For the believer, the process of revelation is precisely not the neat provision of heavenly answers to earthly questions; it is the process by which the questioner faces both judgement and transfiguration, an entry into a new world in which the questions are changed and the questioner too. The Christian believer is caught up, as the text from St John’s gospel says, in a cascade of gift, from the Father through the Son in the Spirit, and is given knowledge of what is to come – not predictions of the future but a pervasive awareness of where human vocation and destiny are moving, that final attunement to truth that, as some of the Church Fathers insisted, never settles down in comfortable and static possession but is eternally opening on to what cannot be captured and named. Intellectual research may seem far from the world of doctrine; yet it witnesses to exactly the same anthropology, the same vision of the humanum, as these doctrinal convictions. As humans, we live not in a world of soluble puzzles but in a world of ever-expanding search. At times, it settles for a while with some brilliantly successful schema that holds together an unprecedented range of issues or phenomena; and then the strains, the unresolved areas begin to show through. The flames of the burning bush kindle again and we are drawn aside into dumb staring, stammered questions, slow probing and new words.

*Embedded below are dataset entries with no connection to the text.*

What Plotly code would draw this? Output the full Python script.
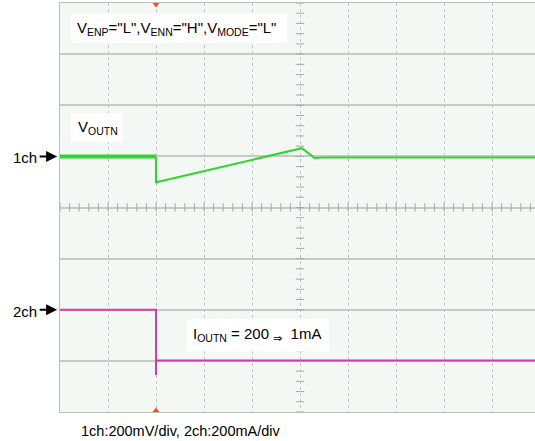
import plotly.graph_objects as go

# scope settings
mv_per_div = 200   # 1ch
ma_per_div = 200   # 2ch
ch1_pos = 1.0      # ground marker of 1ch (div)
ch2_pos = -3.0     # ground marker of 2ch (div)

# 1ch: VOUTN deviation (mV) vs time (div)
ch1_t_pre = [0.0, 2.0]
ch1_mv_pre = [0, 0]
ch1_t = [2.0, 2.0, 2.03, 5.04, 5.3, 5.5, 9.9]
ch1_mv = [0, -104, -100, 32, -6, -4, -4]

# 2ch: IOUTN (mA) vs time (div)
ch2_t = [0.0, 2.0, 2.0, 2.0, 9.9]
ch2_ma = [200, 200, -55, 1, 1]

trig_t = 2.0

font = "Arial, Liberation Sans, sans-serif"
grid = "#c4c4c4"
tickc = "#a8a8a8"

fig = go.Figure()

# minor ticks on the centre cross
tx = [i * 0.2 for i in range(0, 50)]
ty = [-4 + i * 0.2 for i in range(0, 41)]
fig.add_trace(go.Scatter(x=tx, y=[0] * len(tx), mode="markers",
                         marker=dict(symbol="line-ns-open", size=6, color=tickc, line=dict(width=1, color=tickc)),
                         hoverinfo="skip", showlegend=False))
fig.add_trace(go.Scatter(x=[5] * len(ty), y=ty, mode="markers",
                         marker=dict(symbol="line-ew-open", size=6, color=tickc, line=dict(width=1, color=tickc)),
                         hoverinfo="skip", showlegend=False))

fig.add_trace(go.Scatter(x=ch1_t_pre, y=[ch1_pos + v / mv_per_div for v in ch1_mv_pre],
                         mode="lines", line=dict(color="#2ed62e", width=4), showlegend=False))
fig.add_trace(go.Scatter(x=ch1_t, y=[ch1_pos + v / mv_per_div for v in ch1_mv],
                         mode="lines", line=dict(color="#2ed62e", width=2), showlegend=False))
fig.add_trace(go.Scatter(x=ch2_t, y=[ch2_pos + i / ma_per_div for i in ch2_ma],
                         mode="lines", line=dict(color="#d43cb2", width=2), showlegend=False))

# trigger markers
fig.add_trace(go.Scatter(x=[trig_t, trig_t], y=[3.97, -3.97], mode="markers",
                         marker=dict(symbol=["triangle-down", "triangle-up"], size=6, color="#ff4a12"),
                         cliponaxis=False, hoverinfo="skip", showlegend=False))

# white label boxes
for x0, x1, y0, y1 in [(0.229, 4.73, 3.22, 3.79), (0.229, 1.31, 1.28, 1.85), (2.65, 5.6, -2.81, -2.18)]:
    fig.add_shape(type="rect", x0=x0, x1=x1, y0=y0, y1=y1, fillcolor="white",
                  line=dict(width=0), layer="above")

ann = dict(showarrow=False, xanchor="left", yanchor="middle",
           font=dict(family=font, size=15, color="black"))
fig.add_annotation(x=0.31, y=3.5,
                   text='V<sub>ENP</sub>="L",V<sub>ENN</sub>="H",V<sub>MODE</sub>="L"', **ann)
fig.add_annotation(x=0.33, y=1.57, text="V<sub>OUTN</sub>", **ann)
fig.add_annotation(x=2.72, y=-2.49, text="I<sub>OUTN</sub> = 200 <sub>⇒</sub>  1mA", **ann)

# channel markers (left of the screen)
for lbl, yy in [("1ch", ch1_pos), ("2ch", ch2_pos + 1)]:
    fig.add_annotation(xref="paper", x=-0.103, y=yy - 0.03, text=lbl, **ann)
    fig.add_annotation(xref="paper", x=-0.006, y=yy, ax=-19, ay=0, text="",
                       showarrow=True, arrowhead=2, arrowsize=1.1, arrowwidth=2, arrowcolor="black")

fig.add_annotation(xref="paper", yref="paper", x=0.04, y=-0.022, xanchor="left", yanchor="top",
                   text="1ch:200mV/div, 2ch:200mA/div", showarrow=False,
                   font=dict(family=font, size=14.5, color="black"))

fig.update_layout(
    width=535, height=441,
    margin=dict(l=60, r=0, t=3, b=29, autoexpand=False),
    paper_bgcolor="white", plot_bgcolor="#f4f8f4",
    xaxis=dict(range=[0, 475 / 48], dtick=1, tick0=0, showgrid=True, gridcolor=grid,
               griddash="dot", gridwidth=1, zeroline=False, showticklabels=False, ticks="",
               showline=True, linecolor="#bdbdbd", mirror=True),
    yaxis=dict(range=[-4, 4], dtick=1, tick0=0, showgrid=True, gridcolor="#c8c8c8",
               gridwidth=1.5, zeroline=False, showticklabels=False, ticks="",
               showline=True, linecolor="#bdbdbd", mirror=True),
)

fig.write_html("out.html", config={"displayModeBar": False},
               post_script="document.body.style.margin='0';")
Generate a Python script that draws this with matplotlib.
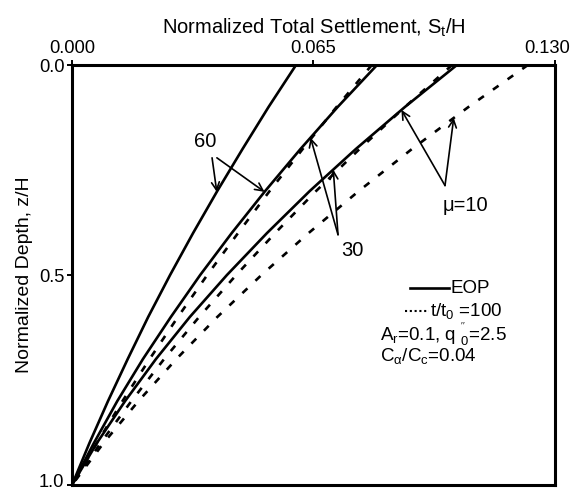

This college and the university of which it is so uniquely distinguished a part are committed by foundation and profession to such an anthropology, such a picture of human calling and capacity. Whatever other signs of faith are inscribed in their life (and we are sitting inside one rather notable sign of faith), this surely is an ineradicable mark of the intellectual life we seek to nourish: a faith in the virtue and nourishing power of questioning – not because we have a woolly and sentimental attitude to truth (‘better to travel hopefully than to arrive’, etcetera), but because it is questioning that releases our openness to the lifegiving depth of reality, helping us on our way towards more and more serious receptivity to what there is.

The pressures on such a vision these days – pressures both cultural and economic – are colossal; but the cost of the loss of this vision are immeasurably greater. When we are tempted to redefine our questioning in such a way as to allow us to close down the questions and be content with answers that do not change us, we need to remember that we are in danger of redefining not just our model of the intellect but our model of humanity itself, its dignity and oddity. And if we learn to resist (and please God we shall learn to resist a bit more effectively as time goes on), it will be in the name of that dignity and oddity: for the believer, a matter of honouring the divine image in humanity; for the whole intellectual community, a matter of faith in that wisdom which cannot be bought for gold or silver; for all of us, in one sense or another, with an upper-case initial or not, ‘the labour, the patience and the pain’ of the Spirit.